- Recorded data -
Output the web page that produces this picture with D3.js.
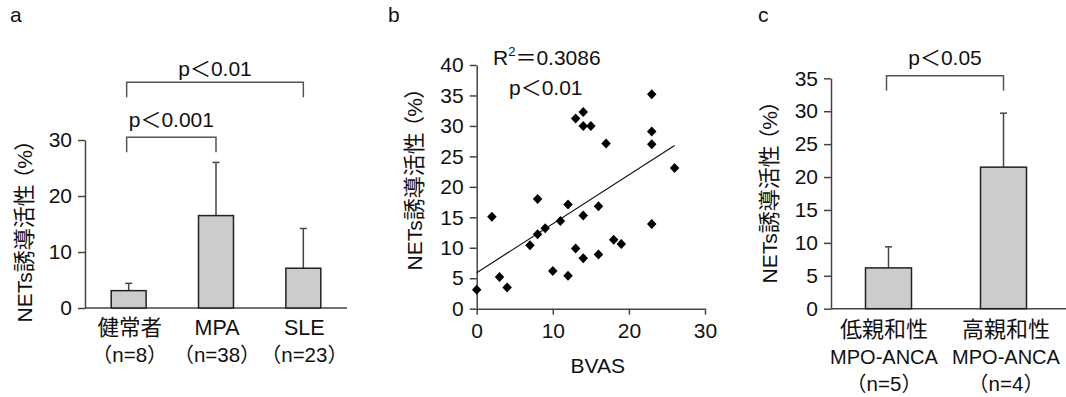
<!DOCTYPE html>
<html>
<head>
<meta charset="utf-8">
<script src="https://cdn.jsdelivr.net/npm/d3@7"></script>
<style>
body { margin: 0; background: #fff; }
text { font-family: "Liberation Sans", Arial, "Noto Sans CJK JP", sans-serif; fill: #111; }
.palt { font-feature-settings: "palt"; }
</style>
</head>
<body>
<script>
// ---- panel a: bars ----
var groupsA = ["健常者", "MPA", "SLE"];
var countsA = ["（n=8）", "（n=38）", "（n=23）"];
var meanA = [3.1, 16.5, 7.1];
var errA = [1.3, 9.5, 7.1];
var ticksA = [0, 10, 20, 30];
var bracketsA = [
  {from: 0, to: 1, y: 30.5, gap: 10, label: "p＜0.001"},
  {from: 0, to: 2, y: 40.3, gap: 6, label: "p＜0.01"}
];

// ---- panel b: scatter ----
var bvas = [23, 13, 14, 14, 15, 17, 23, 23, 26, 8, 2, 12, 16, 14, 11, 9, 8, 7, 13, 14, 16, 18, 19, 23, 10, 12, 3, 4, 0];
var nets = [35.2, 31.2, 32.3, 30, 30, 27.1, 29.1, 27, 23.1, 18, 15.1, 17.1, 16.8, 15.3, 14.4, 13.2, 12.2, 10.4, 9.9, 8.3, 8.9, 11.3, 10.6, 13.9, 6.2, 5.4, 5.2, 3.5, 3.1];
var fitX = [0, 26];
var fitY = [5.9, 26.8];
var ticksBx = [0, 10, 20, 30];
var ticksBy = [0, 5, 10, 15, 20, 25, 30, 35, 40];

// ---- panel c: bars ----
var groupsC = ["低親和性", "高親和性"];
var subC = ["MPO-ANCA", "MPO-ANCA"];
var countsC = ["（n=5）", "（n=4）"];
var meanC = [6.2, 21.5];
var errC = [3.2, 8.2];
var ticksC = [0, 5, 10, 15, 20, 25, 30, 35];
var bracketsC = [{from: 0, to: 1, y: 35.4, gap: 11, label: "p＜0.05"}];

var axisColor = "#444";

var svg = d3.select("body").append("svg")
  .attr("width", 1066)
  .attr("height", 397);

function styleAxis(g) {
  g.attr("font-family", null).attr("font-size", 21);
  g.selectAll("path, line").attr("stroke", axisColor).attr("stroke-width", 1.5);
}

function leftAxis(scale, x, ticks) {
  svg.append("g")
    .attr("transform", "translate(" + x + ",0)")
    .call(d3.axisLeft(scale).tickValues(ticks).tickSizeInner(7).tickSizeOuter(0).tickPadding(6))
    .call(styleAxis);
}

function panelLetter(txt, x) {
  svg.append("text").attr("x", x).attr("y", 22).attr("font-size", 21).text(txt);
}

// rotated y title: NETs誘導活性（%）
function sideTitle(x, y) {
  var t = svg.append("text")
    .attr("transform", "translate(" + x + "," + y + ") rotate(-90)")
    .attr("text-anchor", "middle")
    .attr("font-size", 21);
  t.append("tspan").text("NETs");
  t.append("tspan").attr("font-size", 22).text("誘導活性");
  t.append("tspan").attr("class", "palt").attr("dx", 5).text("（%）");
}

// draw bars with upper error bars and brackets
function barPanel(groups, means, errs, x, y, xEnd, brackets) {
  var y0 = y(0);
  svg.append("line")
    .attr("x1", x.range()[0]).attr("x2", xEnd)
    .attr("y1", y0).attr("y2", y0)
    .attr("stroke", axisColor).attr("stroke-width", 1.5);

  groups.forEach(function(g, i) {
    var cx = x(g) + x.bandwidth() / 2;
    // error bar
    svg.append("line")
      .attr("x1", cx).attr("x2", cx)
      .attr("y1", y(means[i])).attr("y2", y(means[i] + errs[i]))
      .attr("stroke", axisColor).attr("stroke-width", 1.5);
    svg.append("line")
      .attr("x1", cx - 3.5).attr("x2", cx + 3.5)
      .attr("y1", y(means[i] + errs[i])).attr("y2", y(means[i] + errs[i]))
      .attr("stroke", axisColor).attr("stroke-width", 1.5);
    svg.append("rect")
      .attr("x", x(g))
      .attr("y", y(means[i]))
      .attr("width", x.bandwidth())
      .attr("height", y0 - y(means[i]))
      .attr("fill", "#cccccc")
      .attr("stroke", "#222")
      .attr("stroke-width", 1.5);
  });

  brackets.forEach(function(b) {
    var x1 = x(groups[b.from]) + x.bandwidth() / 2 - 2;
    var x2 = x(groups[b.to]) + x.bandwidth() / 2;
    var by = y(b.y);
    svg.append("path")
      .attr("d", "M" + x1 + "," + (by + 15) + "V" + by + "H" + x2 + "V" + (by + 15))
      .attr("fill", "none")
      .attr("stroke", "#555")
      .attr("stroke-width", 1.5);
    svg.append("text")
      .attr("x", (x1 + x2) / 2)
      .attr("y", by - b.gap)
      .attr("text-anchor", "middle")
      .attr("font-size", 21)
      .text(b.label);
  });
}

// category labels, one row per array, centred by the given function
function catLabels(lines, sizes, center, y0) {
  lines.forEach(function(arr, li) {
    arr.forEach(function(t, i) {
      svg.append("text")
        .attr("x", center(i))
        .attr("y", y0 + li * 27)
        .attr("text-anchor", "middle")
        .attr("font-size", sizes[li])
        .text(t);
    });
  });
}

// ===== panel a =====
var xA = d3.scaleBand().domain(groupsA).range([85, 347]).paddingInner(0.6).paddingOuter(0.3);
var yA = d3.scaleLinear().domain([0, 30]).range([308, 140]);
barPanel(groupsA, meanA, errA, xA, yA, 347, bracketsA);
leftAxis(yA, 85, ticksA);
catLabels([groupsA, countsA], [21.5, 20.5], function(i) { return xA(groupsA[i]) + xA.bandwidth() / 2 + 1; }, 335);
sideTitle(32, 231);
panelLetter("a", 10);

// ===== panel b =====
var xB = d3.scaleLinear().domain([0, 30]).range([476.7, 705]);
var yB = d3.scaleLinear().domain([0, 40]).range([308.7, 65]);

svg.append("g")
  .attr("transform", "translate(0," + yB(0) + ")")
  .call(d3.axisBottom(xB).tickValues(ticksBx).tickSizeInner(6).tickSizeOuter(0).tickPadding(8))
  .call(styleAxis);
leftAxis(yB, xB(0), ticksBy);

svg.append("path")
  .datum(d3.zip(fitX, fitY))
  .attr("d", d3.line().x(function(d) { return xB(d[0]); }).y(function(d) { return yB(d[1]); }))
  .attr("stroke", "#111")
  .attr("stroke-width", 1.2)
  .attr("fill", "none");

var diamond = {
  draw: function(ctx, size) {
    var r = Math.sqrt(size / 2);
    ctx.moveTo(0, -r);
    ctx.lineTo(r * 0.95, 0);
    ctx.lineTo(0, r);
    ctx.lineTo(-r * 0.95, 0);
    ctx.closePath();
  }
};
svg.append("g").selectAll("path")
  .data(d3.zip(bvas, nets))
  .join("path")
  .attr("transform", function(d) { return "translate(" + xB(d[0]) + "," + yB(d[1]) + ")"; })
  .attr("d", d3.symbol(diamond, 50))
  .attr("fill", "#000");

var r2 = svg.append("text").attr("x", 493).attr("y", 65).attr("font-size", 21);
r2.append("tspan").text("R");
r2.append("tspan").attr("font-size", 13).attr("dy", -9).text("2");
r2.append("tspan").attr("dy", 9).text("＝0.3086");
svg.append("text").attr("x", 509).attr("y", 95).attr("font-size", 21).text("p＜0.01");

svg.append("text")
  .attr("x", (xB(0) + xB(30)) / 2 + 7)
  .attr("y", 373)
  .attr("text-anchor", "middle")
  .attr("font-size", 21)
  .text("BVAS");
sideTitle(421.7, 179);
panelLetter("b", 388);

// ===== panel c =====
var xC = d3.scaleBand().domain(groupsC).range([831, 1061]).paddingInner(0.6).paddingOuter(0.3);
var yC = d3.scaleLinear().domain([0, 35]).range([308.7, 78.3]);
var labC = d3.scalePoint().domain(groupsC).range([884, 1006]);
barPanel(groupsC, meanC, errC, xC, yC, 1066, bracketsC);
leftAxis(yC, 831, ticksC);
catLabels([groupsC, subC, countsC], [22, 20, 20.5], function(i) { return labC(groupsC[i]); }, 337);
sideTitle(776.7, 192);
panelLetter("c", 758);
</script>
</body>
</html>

- Short problem -
Give only a number: how many lines of the data hold the string "with"?

- Task response -
2